OBJECTIVE >> Give the data again exactly as written, skipping any pictures.

DATA LINES >>
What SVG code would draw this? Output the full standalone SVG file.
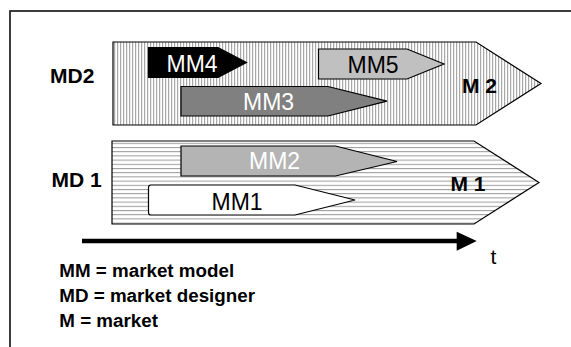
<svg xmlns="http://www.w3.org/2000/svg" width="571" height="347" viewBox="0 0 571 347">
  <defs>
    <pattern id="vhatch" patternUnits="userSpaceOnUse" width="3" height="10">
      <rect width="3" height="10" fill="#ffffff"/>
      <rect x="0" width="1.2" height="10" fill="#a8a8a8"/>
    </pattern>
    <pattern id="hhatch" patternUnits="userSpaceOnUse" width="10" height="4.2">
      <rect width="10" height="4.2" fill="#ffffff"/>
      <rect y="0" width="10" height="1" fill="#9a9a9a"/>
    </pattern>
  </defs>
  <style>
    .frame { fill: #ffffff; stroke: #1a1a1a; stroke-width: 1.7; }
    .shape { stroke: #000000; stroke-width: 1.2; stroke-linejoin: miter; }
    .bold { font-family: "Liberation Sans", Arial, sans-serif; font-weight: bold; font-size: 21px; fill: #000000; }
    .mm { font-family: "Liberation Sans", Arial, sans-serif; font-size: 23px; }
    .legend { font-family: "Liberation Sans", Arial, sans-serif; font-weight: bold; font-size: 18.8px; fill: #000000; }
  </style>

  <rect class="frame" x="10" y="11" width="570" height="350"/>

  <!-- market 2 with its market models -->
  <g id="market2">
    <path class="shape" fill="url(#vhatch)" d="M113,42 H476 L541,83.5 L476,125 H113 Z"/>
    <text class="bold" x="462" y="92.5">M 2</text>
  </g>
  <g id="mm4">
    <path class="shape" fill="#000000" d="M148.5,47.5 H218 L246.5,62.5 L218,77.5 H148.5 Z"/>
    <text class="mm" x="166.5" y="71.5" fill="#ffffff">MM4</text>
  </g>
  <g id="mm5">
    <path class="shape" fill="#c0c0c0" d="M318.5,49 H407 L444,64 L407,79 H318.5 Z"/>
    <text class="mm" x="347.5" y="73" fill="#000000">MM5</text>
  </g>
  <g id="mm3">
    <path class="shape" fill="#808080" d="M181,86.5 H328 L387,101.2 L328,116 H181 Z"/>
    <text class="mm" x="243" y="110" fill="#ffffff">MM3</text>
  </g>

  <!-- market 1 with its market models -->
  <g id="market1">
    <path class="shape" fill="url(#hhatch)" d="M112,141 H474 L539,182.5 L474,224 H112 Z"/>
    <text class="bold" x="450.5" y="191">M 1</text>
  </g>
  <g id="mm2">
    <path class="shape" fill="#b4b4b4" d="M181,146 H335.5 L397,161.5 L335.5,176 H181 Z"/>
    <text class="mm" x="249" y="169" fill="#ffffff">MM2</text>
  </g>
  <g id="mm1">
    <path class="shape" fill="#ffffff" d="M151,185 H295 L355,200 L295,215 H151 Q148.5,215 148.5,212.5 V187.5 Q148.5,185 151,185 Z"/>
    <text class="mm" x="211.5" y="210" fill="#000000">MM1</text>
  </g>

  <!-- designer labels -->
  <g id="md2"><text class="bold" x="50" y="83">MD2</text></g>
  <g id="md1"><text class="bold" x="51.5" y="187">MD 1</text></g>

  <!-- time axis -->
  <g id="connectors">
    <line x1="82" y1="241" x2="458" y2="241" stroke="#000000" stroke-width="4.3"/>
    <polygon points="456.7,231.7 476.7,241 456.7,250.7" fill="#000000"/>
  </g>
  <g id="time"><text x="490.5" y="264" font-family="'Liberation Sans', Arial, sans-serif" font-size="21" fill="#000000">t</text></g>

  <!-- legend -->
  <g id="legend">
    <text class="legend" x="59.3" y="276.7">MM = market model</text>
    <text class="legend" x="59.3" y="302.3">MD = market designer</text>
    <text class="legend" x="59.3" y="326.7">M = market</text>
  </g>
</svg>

TASK ANSWER >>
What SVG code would draw this? Output the full standalone SVG file.
<svg xmlns="http://www.w3.org/2000/svg" width="571" height="347" viewBox="0 0 571 347">
  <defs>
    <pattern id="vhatch" patternUnits="userSpaceOnUse" width="3" height="10">
      <rect width="3" height="10" fill="#ffffff"/>
      <rect x="0" width="1.2" height="10" fill="#a8a8a8"/>
    </pattern>
    <pattern id="hhatch" patternUnits="userSpaceOnUse" width="10" height="4.2">
      <rect width="10" height="4.2" fill="#ffffff"/>
      <rect y="0" width="10" height="1" fill="#9a9a9a"/>
    </pattern>
  </defs>
  <style>
    .frame { fill: #ffffff; stroke: #1a1a1a; stroke-width: 1.7; }
    .shape { stroke: #000000; stroke-width: 1.2; stroke-linejoin: miter; }
    .bold { font-family: "Liberation Sans", Arial, sans-serif; font-weight: bold; font-size: 21px; fill: #000000; }
    .mm { font-family: "Liberation Sans", Arial, sans-serif; font-size: 23px; }
    .legend { font-family: "Liberation Sans", Arial, sans-serif; font-weight: bold; font-size: 18.8px; fill: #000000; }
  </style>

  <rect class="frame" x="10" y="11" width="570" height="350"/>

  <!-- market 2 with its market models -->
  <g id="market2">
    <path class="shape" fill="url(#vhatch)" d="M113,42 H476 L541,83.5 L476,125 H113 Z"/>
    <text class="bold" x="462" y="92.5">M 2</text>
  </g>
  <g id="mm4">
    <path class="shape" fill="#000000" d="M148.5,47.5 H218 L246.5,62.5 L218,77.5 H148.5 Z"/>
    <text class="mm" x="166.5" y="71.5" fill="#ffffff">MM4</text>
  </g>
  <g id="mm5">
    <path class="shape" fill="#c0c0c0" d="M318.5,49 H407 L444,64 L407,79 H318.5 Z"/>
    <text class="mm" x="347.5" y="73" fill="#000000">MM5</text>
  </g>
  <g id="mm3">
    <path class="shape" fill="#808080" d="M181,86.5 H328 L387,101.2 L328,116 H181 Z"/>
    <text class="mm" x="243" y="110" fill="#ffffff">MM3</text>
  </g>

  <!-- market 1 with its market models -->
  <g id="market1">
    <path class="shape" fill="url(#hhatch)" d="M112,141 H474 L539,182.5 L474,224 H112 Z"/>
    <text class="bold" x="450.5" y="191">M 1</text>
  </g>
  <g id="mm2">
    <path class="shape" fill="#b4b4b4" d="M181,146 H335.5 L397,161.5 L335.5,176 H181 Z"/>
    <text class="mm" x="249" y="169" fill="#ffffff">MM2</text>
  </g>
  <g id="mm1">
    <path class="shape" fill="#ffffff" d="M151,185 H295 L355,200 L295,215 H151 Q148.5,215 148.5,212.5 V187.5 Q148.5,185 151,185 Z"/>
    <text class="mm" x="211.5" y="210" fill="#000000">MM1</text>
  </g>

  <!-- designer labels -->
  <g id="md2"><text class="bold" x="50" y="83">MD2</text></g>
  <g id="md1"><text class="bold" x="51.5" y="187">MD 1</text></g>

  <!-- time axis -->
  <g id="connectors">
    <line x1="82" y1="241" x2="458" y2="241" stroke="#000000" stroke-width="4.3"/>
    <polygon points="456.7,231.7 476.7,241 456.7,250.7" fill="#000000"/>
  </g>
  <g id="time"><text x="490.5" y="264" font-family="'Liberation Sans', Arial, sans-serif" font-size="21" fill="#000000">t</text></g>

  <!-- legend -->
  <g id="legend">
    <text class="legend" x="59.3" y="276.7">MM = market model</text>
    <text class="legend" x="59.3" y="302.3">MD = market designer</text>
    <text class="legend" x="59.3" y="326.7">M = market</text>
  </g>
</svg>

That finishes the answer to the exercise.